Por Lorena Santos de Torregroza.

Máster en Teoría Política-UCM

Cuando intentamos pensar el problema de la libertad de expresión en el mundo contemporáneo nos enfrentamos al fenómeno de la creciente radicalización de las posturas identitarias.  Las opiniones de los individuos se han endurecido y “moralizado” debido a la excesiva filiación con sus identidades, dificultando de este modo la posibilidad del diálogo plural con otras posturas, pilar en el que se fundamentan las sociedades democráticas liberales.

La llegada de internet y de las redes sociales ha abierto nuevos espacios de opinión pública libres del control o censura de los medios tradicionales de comunicación (televisión, radio, prensa); un acontecimiento que en principio debería favorecer la democracia al incrementarse los escenarios donde se ejercita la libertad de expresión. En esos nuevos escenarios, todos –los que tienen acceso a estos espacios digitales– pueden expresar su opinión y encontrar con mayor facilidad grupos de filiación que comparten las mismas opiniones. Sin embargo, el algoritmo de las redes sociales, en un proceso automático de selección, filtra y borra las opiniones contrarias y solo “muestra” aquellas que son parecidas a las propias. El resultado de esto es que se reduce la oportunidad de debatir con aquellos que tienen un punto de vista distinto al propio. Como nos recuerda Fernando Vallespín en su último libro La sociedad de la intolerancia (2021) las opiniones endurecidas se hacen inmunes a la crítica lo que conduce a una encarnizada polarización entre bloques.

Esta situación se agudiza cuando las opiniones están sustentadas en principios identitarios inamovibles como el credo, la etnia o las tradiciones. En este punto la opinión ya no está abierta a la crítica y a la discusión, sino que se hermetiza hasta convertirse en una ‘verdad’. Los grupos identitarios ya no expresan su opinión ante situaciones del mundo, sino que afirman verdades que se resisten a ser puestas a prueba. El resultado es una guerra de opiniones ‘verdaderas’ que cancelan a aquel que piensa diferente. Se ha pasado de una sociedad plural a una tribal. Una belicosidad que se acrecienta en sociedades que reciben inmigrantes y conviven en la diversidad cultural. Según el profesor de derecho penal, Rafael Alcácer, la llegada masiva de inmigrantes a Europa ha generado un caldo de cultivo que alimenta las reacciones de rechazo xenofóbicas y populistas de partidos políticos que encuentran eco y apoyo popular con sus consignas. Sin embargo, la convivencia multicultural solo es posible si se garantiza la protección de los derechos humanos, entendidos como comunes a todas las personas, sin importar su religión, etnia o nacionalidad. Por lo tanto, el reconocimiento de las minorías y la garantía de la libertad de expresión no significa que se deba permitir el ejercicio de esta liberta­d para que se f­omenten delitos de odio o se atente contra la dignidad de cualquier persona, tanto dentro como fuera de la comunidad articulada en torno a un factor identitario.
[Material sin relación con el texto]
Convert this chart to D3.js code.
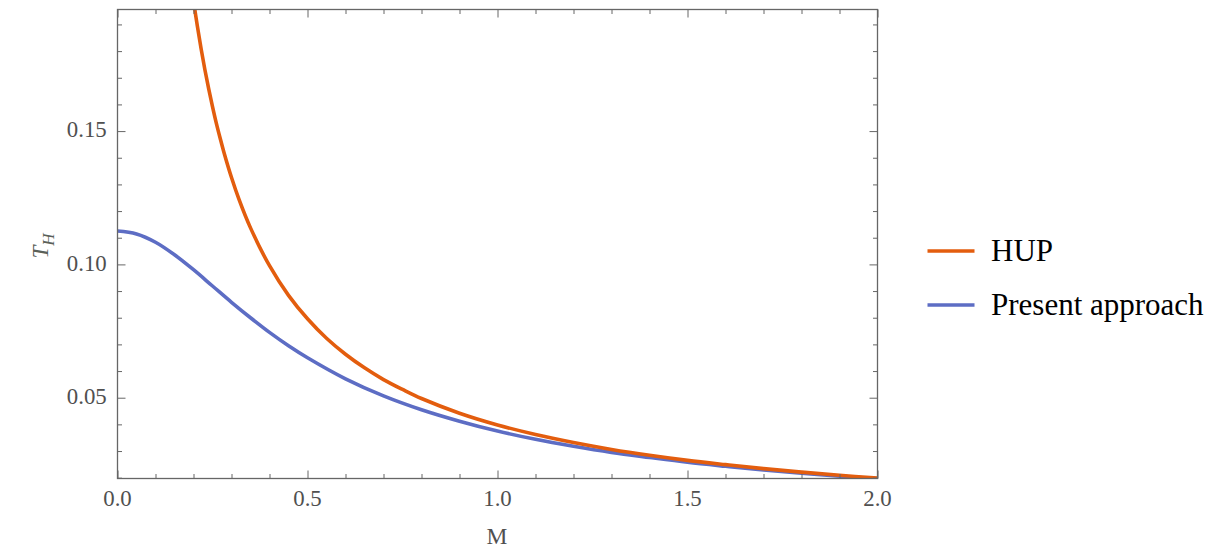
<!DOCTYPE html>
<html><head><meta charset="utf-8">
<script src="https://cdn.jsdelivr.net/npm/d3@7"></script>
<style>body{margin:0;background:#fff}svg{display:block}</style>
</head><body>
<script>
const seriesNames = ["HUP", "Present approach"];
const hupM = [0.20,0.21,0.22,0.23,0.24,0.25,0.26,0.27,0.28,0.30,0.32,0.35,0.40,0.45,0.50,0.55,0.60,0.65,0.70,0.75,0.80,0.90,1.0,1.1,1.2,1.3,1.4,1.5,1.6,1.7,1.8,1.9,2.0];
const hupT = [0.1989,0.1895,0.1809,0.1730,0.1658,0.1592,0.1530,0.1474,0.1421,0.1326,0.1243,0.1137,0.0995,0.0884,0.0796,0.0723,0.0663,0.0612,0.0568,0.0531,0.0497,0.0442,0.0398,0.0362,0.0332,0.0306,0.0284,0.0265,0.0249,0.0234,0.0221,0.0209,0.0199];
const preM = [0,0.05,0.1,0.15,0.2,0.25,0.3,0.35,0.4,0.45,0.5,0.6,0.7,0.8,0.9,1.0,1.1,1.2,1.3,1.4,1.5,1.6,1.7,1.8,1.9,2.0];
const preT = [0.1125,0.1114,0.1083,0.1036,0.0980,0.0919,0.0858,0.0800,0.0745,0.0695,0.0650,0.0571,0.0507,0.0455,0.0412,0.0375,0.0344,0.0318,0.0295,0.0276,0.0258,0.0243,0.0229,0.0217,0.0206,0.0196];
const xTicks = [0, 0.5, 1.0, 1.5, 2.0];
const yTicks = [0.05, 0.10, 0.15];
const colors = ["#e35d0e", "#5d6dc4"];

const W = 1229, H = 556;
const L = 117.5, R = 877.5, T = 9.5, B = 478.5;
const font = '"Liberation Serif","Times New Roman",serif';
const svg = d3.select("body").append("svg").attr("width", W).attr("height", H);
const x = d3.scaleLinear().domain([0, 2]).range([L, R]);
const y = d3.scaleLinear().domain([0.0197, 0.1956]).range([B, T]);

svg.append("defs").append("clipPath").attr("id", "clip")
  .append("rect").attr("x", L).attr("y", T).attr("width", R - L).attr("height", B - T);

const line = d3.line().x(d => x(d[0])).y(d => y(d[1])).curve(d3.curveCatmullRom.alpha(0.5));
const data = [hupM.map((m, i) => [m, hupT[i]]), preM.map((m, i) => [m, preT[i]])];
const g = svg.append("g").attr("clip-path", "url(#clip)");
[1, 0].forEach(k => {
  g.append("path").datum(data[k]).attr("d", line)
    .attr("fill", "none").attr("stroke", colors[k]).attr("stroke-width", 3.6)
    .attr("stroke-linejoin", "round");
});

const frameColor = "#666";
const textColor = "#505050";

const xMinor = d3.range(0, 2.0001, 0.1);
const yMinor = d3.range(0.02, 0.1956, 0.01);

function ticks(axisFn, vals, major) {
  return axisFn.tickValues(vals).tickFormat("").tickSizeOuter(0).tickSize(major ? 8 : 4.5);
}
const inward = [
  [() => d3.axisTop(x), `translate(0,${B})`, xMinor, xTicks],
  [() => d3.axisBottom(x), `translate(0,${T})`, xMinor, xTicks],
  [() => d3.axisRight(y), `translate(${L},0)`, yMinor, yTicks],
  [() => d3.axisLeft(y), `translate(${R},0)`, yMinor, yTicks]
];
inward.forEach(([mk, tr, minor, major]) => {
  const a1 = svg.append("g").attr("transform", tr).call(ticks(mk(), minor.filter(v => !major.some(m => Math.abs(m - v) < 1e-9)), false));
  const a2 = svg.append("g").attr("transform", tr).call(ticks(mk(), major, true));
  [a1, a2].forEach(a => { a.select(".domain").remove(); a.selectAll("line").attr("stroke", frameColor).attr("stroke-width", 1); a.selectAll("text").remove(); });
});
svg.append("rect").attr("x", L).attr("y", T).attr("width", R - L).attr("height", B - T)
  .attr("fill", "none").attr("stroke", frameColor).attr("stroke-width", 1.3);

svg.append("g").selectAll("text").data(xTicks).join("text")
  .attr("x", d => x(d)).attr("y", B + 27.2).attr("text-anchor", "middle")
  .style("font-family", font).style("font-size", "22.8px").attr("fill", textColor)
  .text(d => d3.format(".1f")(d));
svg.append("g").selectAll("text").data(yTicks).join("text")
  .attr("x", L - 10.8).attr("y", d => y(d) + 6.3).attr("text-anchor", "end")
  .style("font-family", font).style("font-size", "22.8px").attr("fill", textColor)
  .text(d => d3.format(".2f")(d));

svg.append("text").attr("x", x(1) - 0.5).attr("y", B + 65).attr("text-anchor", "middle")
  .style("font-family", font).style("font-size", "23.5px").attr("fill", textColor).text("M");
const yl = svg.append("text").attr("transform", `translate(47.5,246) rotate(-90)`)
  .attr("text-anchor", "middle").style("font-family", font).style("font-size", "23px").attr("fill", "#5a6058");
yl.append("tspan").style("font-style", "italic").text("T");
yl.append("tspan").style("font-style", "italic").style("font-size", "17px").attr("dy", 6).text("H");

const leg = svg.append("g").selectAll("g").data(seriesNames).join("g")
  .attr("transform", (d, i) => `translate(927.5,${251 + i * 54})`);
leg.append("line").attr("x1", 0).attr("x2", 47).attr("y1", 0).attr("y2", 0)
  .attr("stroke", (d, i) => colors[i]).attr("stroke-width", 3.6);
leg.append("text").attr("x", 63.5).attr("y", 9.7)
  .style("font-family", font).style("font-size", "31px").attr("fill", "#000").text(d => d);
</script>
</body></html>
Para que la democracia funcione es indispensable que se garantice la libertad de expresión, pero esta libertad debe estar fundada en la pluralidad y la tolerancia. Es importante recordar que la pluralidad es la condición sobre la cual la política se puede y debe construir. Lo contrario es el fin de la política y el inicio de la violencia. Como bien lo expone Arendt, en su libro La condición humana, el fin del mundo común llega cuando se le permite presentarse únicamente bajo una perspectiva. Son las acciones políticas humanas las que le dan forma y significado a una comunidad, pues solamente el mundo se experimenta cuando se entiende como algo que es común a muchos, y que únicamente es comprensible en la medida en que, las personas hablando entre sí sobre él, intercambian sus perspectivas. El problema no es que unas posiciones se enfrenten a otras, porque es ahí, en la confrontación plural, que surge un ‘mundo en común’. El peligro radica, más bien, en que la deliberación política se sustente en principios identitarios inamovibles y que el posicionamiento político propio se contemple en términos absolutos y limitados por los intereses de la ‘tribu’. Pues no hay nada más nocivo para el sistema democrático, como nos lo recuerda Chantal Mouffe, que permanecer en un modelo antagónico en el que ninguna de las partes comparte ninguna base en común.